The drive to step up “content control” isn’t all driven from the top down. A major additional factor has been the growth of a new intellectual movement geared toward delegitimizing speech and rationalizing censorship. The Moore incident provided a clear demonstration of how this new social reflex works. “Maybe we’re wrong,” Moore says. “We’d have liked to have that discussion. That was a big reason we made the movie.”

Instead, critics rolled out a now-familiar playbook to depict the movie as too villainous to exist.

"Too villainous to exist." This is the Leftist argument against everything it hates. Tax it! Criminalize it! Ban it! Everything from fossil fuels to free speech has come under their baleful gaze, and all of it must go. That way lies totalitarianism; on the Left everything that has outlived its usefulness, such as the First Amendment, is Nikolai Yezhov (pictured, and non-pictured, above), a secret policeman known as the "Bloody Dwarf," who helped run Stalin's purge, until the purges finally got him too, and he had to be "disappeared" -- not just physically, but from the pages of history as well. Having long hidden behind the First Amendment's guarantee of free speech, the Left no longer finds it useful, and wishes to criminalize it under the rubric of "hate speech."

No wonder President Trump just signed the Executive Order on Preventing Online Censorship, which seeks to rein in such platforms as Facebook, YouTube, Google, Twitter and other tools of politically correct enforcement.

Section 1.  Policy.Free speech is the bedrock of American democracy.  Our Founding Fathers protected this sacred right with the First Amendment to the Constitution.  The freedom to express and debate ideas is the foundation for all of our rights as a free people.

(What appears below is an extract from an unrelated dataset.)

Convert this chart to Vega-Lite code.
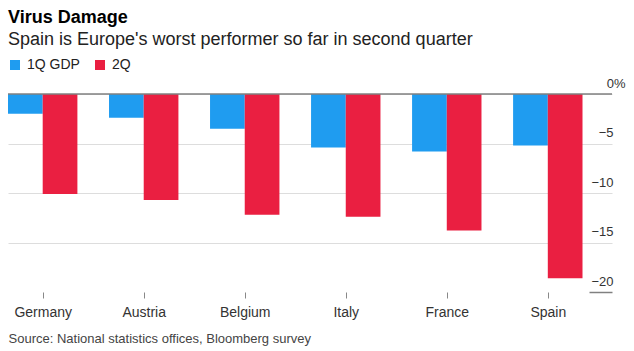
{
  "$schema": "https://vega.github.io/schema/vega-lite/v6.json",
  "width": 604,
  "height": 198,
  "autosize": {"type": "none"},
  "padding": {"left": 8, "top": 94, "right": 22, "bottom": 59},
  "background": "white",
  "config": {
    "view": {"stroke": null},
    "font": "Liberation Sans"
  },
  "title": {
    "text": "Virus Damage",
    "subtitle": "Spain is Europe's worst performer so far in second quarter",
    "anchor": "start",
    "frame": "group",
    "fontSize": 18,
    "fontWeight": "bold",
    "color": "#000000",
    "subtitleFontSize": 18,
    "subtitleColor": "#222222",
    "subtitlePadding": 4,
    "offset": 9
  },
  "data": {
    "values": [
      {"country": "Germany", "series": "1Q GDP", "value": -2.0},
      {"country": "Germany", "series": "2Q", "value": -10.1},
      {"country": "Austria", "series": "1Q GDP", "value": -2.4},
      {"country": "Austria", "series": "2Q", "value": -10.7},
      {"country": "Belgium", "series": "1Q GDP", "value": -3.5},
      {"country": "Belgium", "series": "2Q", "value": -12.2},
      {"country": "Italy", "series": "1Q GDP", "value": -5.4},
      {"country": "Italy", "series": "2Q", "value": -12.4},
      {"country": "France", "series": "1Q GDP", "value": -5.8},
      {"country": "France", "series": "2Q", "value": -13.8},
      {"country": "Spain", "series": "1Q GDP", "value": -5.2},
      {"country": "Spain", "series": "2Q", "value": -18.6}
    ]
  },
  "layer": [
    {
      "mark": {"type": "bar"},
      "encoding": {
        "x": {
          "field": "country",
          "type": "nominal",
          "sort": ["Germany", "Austria", "Belgium", "Italy", "France", "Spain"],
          "scale": {"paddingInner": 0.313, "paddingOuter": 0.146, "align": 0},
          "axis": {
            "title": "Source: National statistics offices, Bloomberg survey",
            "titleFontSize": 13,
            "titleFontWeight": "normal",
            "titleColor": "#444444",
            "titleAnchor": "start",
            "titleAlign": "left",
            "titleBaseline": "alphabetic",
            "titleX": 0,
            "titleY": 50,
            "domain": false,
            "ticks": true,
            "tickColor": "#888888",
            "tickSize": 6,
            "tickWidth": 1,
            "tickOffset": 0,
            "labelAngle": 0,
            "labelFontSize": 14,
            "labelColor": "#333333",
            "labelPadding": 7,
            "grid": false
          }
        },
        "xOffset": {
          "field": "series",
          "type": "nominal",
          "sort": ["1Q GDP", "2Q"],
          "scale": {"paddingInner": 0, "paddingOuter": 0}
        },
        "y": {
          "field": "value",
          "type": "quantitative",
          "scale": {"domain": [-20, 0], "nice": false},
          "axis": {
            "orient": "right",
            "title": null,
            "values": [0, -5, -10, -15, -20],
            "domain": false,
            "grid": true,
            "gridColor": {"condition": {"test": "datum.value == -20", "value": "transparent"}, "value": "#dddddd"},
            "gridWidth": 1,
            "ticks": true,
            "tickSize": -23,
            "tickWidth": 1.5,
            "tickColor": {"condition": {"test": "datum.value == -20", "value": "#808080"}, "value": "transparent"},
            "labelAlign": "right",
            "labelBaseline": "alphabetic",
            "labelOffset": -7,
            "labelPadding": {"condition": {"test": "datum.value == 0", "value": 36}, "value": 24},
            "labelFontSize": 13,
            "labelColor": "#333333",
            "labelExpr": "datum.value == 0 ? '0%' : datum.label"
          }
        },
        "color": {
          "field": "series",
          "type": "nominal",
          "sort": ["1Q GDP", "2Q"],
          "scale": {"domain": ["1Q GDP", "2Q"], "range": ["#1f9cf0", "#ea1f41"]},
          "legend": {
            "title": null,
            "orient": "none",
            "direction": "horizontal",
            "legendX": 0,
            "legendY": -36,
            "padding": 0,
            "symbolType": "square",
            "symbolSize": 100,
            "symbolStrokeWidth": 0,
            "symbolOpacity": 1,
            "labelFontSize": 14,
            "labelColor": "#222222",
            "labelOffset": 5,
            "columnPadding": 13
          }
        }
      }
    },
    {
      "data": {"values": [{"v": 0}]},
      "mark": {"type": "rule", "color": "#808080", "strokeWidth": 1.5},
      "encoding": {
        "y": {"field": "v", "type": "quantitative"}
      }
    }
  ]
}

In a country that has long cherished the freedom of expression, we cannot allow a limited number of online platforms to hand pick the speech that Americans may access and convey on the internet.  This practice is fundamentally un-American and anti-democratic.  When large, powerful social media companies censor opinions with which they disagree, they exercise a dangerous power.  They cease functioning as passive bulletin boards, and ought to be viewed and treated as content creators.

Today, many Americans follow the news, stay in touch with friends and family, and share their views on current events through social media and other online platforms.  As a result, these platforms function in many ways as a 21st century equivalent of the public square.

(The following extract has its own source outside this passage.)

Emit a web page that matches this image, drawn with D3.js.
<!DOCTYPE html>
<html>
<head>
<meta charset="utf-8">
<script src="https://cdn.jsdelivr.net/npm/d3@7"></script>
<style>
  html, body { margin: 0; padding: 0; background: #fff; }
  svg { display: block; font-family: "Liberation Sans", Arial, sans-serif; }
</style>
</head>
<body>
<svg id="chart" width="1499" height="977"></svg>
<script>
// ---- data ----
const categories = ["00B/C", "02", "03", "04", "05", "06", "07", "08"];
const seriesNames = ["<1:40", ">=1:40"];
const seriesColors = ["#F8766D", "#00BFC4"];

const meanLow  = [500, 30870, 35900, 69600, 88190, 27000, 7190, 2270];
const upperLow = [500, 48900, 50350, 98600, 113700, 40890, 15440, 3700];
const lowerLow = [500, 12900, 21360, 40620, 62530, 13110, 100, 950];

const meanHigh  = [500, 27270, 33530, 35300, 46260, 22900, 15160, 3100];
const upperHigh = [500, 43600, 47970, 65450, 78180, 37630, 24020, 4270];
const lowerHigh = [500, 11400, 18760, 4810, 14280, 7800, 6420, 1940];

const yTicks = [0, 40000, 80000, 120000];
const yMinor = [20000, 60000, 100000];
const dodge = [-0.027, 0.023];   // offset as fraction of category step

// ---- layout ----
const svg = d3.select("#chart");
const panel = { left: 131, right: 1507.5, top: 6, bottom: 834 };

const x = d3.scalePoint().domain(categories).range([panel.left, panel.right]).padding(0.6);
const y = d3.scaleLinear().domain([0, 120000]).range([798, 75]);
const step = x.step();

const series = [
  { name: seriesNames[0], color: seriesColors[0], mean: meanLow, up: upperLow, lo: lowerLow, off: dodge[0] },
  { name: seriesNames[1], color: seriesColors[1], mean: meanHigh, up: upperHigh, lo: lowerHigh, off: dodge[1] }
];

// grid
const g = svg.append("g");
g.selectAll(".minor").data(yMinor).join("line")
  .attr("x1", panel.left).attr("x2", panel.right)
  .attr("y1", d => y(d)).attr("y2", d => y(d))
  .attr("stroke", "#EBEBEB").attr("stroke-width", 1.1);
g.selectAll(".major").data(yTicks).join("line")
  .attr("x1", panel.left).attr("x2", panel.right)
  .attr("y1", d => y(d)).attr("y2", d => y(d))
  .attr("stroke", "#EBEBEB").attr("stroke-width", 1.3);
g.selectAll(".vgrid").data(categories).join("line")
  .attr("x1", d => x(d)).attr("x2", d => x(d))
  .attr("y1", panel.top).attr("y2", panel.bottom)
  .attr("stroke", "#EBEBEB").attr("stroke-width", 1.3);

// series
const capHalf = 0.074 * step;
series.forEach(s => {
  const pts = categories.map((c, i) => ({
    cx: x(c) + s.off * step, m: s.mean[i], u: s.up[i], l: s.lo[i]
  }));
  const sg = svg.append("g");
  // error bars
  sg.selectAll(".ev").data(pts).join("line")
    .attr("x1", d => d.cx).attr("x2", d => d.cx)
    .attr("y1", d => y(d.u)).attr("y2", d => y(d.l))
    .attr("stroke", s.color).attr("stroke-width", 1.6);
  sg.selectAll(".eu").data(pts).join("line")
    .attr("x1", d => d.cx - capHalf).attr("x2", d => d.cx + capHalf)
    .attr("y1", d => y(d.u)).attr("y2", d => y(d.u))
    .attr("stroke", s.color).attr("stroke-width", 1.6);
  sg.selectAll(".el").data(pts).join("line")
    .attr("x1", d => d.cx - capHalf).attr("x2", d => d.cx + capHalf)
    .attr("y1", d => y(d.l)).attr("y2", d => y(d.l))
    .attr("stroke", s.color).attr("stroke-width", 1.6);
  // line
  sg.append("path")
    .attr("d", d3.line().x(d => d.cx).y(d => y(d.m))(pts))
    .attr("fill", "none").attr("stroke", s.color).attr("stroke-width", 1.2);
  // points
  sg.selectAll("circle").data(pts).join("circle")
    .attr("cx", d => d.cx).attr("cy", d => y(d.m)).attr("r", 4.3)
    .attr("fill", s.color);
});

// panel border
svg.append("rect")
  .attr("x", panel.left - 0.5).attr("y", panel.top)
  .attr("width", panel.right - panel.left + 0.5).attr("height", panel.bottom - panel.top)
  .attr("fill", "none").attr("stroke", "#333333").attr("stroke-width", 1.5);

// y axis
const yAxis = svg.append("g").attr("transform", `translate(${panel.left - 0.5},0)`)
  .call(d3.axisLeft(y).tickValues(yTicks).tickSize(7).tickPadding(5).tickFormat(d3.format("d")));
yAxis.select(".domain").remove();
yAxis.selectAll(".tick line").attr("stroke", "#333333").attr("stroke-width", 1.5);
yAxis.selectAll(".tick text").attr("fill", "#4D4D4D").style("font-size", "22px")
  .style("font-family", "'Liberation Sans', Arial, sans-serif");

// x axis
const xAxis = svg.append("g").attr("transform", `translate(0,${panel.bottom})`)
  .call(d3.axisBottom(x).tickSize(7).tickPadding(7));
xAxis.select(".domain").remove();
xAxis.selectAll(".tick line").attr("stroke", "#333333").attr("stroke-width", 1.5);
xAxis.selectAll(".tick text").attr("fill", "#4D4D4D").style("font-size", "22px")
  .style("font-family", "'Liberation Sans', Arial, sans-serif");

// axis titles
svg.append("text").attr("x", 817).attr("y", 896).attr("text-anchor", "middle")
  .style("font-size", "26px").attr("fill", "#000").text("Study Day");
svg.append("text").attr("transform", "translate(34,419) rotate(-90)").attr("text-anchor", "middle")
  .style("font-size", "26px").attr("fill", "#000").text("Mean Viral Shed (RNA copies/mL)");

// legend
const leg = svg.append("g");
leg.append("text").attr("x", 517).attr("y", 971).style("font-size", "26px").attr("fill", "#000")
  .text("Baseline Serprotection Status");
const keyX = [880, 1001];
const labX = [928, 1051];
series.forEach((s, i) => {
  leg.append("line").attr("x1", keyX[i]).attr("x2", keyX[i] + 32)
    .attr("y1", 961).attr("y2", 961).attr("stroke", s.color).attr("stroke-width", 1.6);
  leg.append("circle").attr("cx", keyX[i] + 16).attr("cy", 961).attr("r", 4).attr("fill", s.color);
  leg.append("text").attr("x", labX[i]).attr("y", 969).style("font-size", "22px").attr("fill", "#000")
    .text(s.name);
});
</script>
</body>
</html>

That's how they were sold, of course -- free and open to everybody.  That, however, turned out to be the drug-dealer approach to marketing his wares: a free trial, then the hook, then a lifetime of misery and penury.  As Moore correctly notes, no one is safe in this latest version of the Great Terror:

In the past, a copyright dispute would have been a matter for courts. So, too, would questions of defamation that might have been raised by the likes of McKibben. Now critics can just run to Mommy and Daddy tech companies to settle disputes, and there’s no clear process for those removed to argue their cases. This is a situation that carries serious ramifications, especially for people who have less reach and financial clout than Moore. “If they can do it to me, they can do it to anybody,” is how Moore puts it.

Maybe Moore is wrong about the environmental movement, but these new suppression tactics are infinitely more dangerous than one movie ever could be, and progressives seem to have lost the ability to care.

This is the world the Left is preparing, not only for its ovine followers but for free-thinking men and women everywhere. Who's in?  Who's out? Just ask Nikolai Yezhov, if you can find him.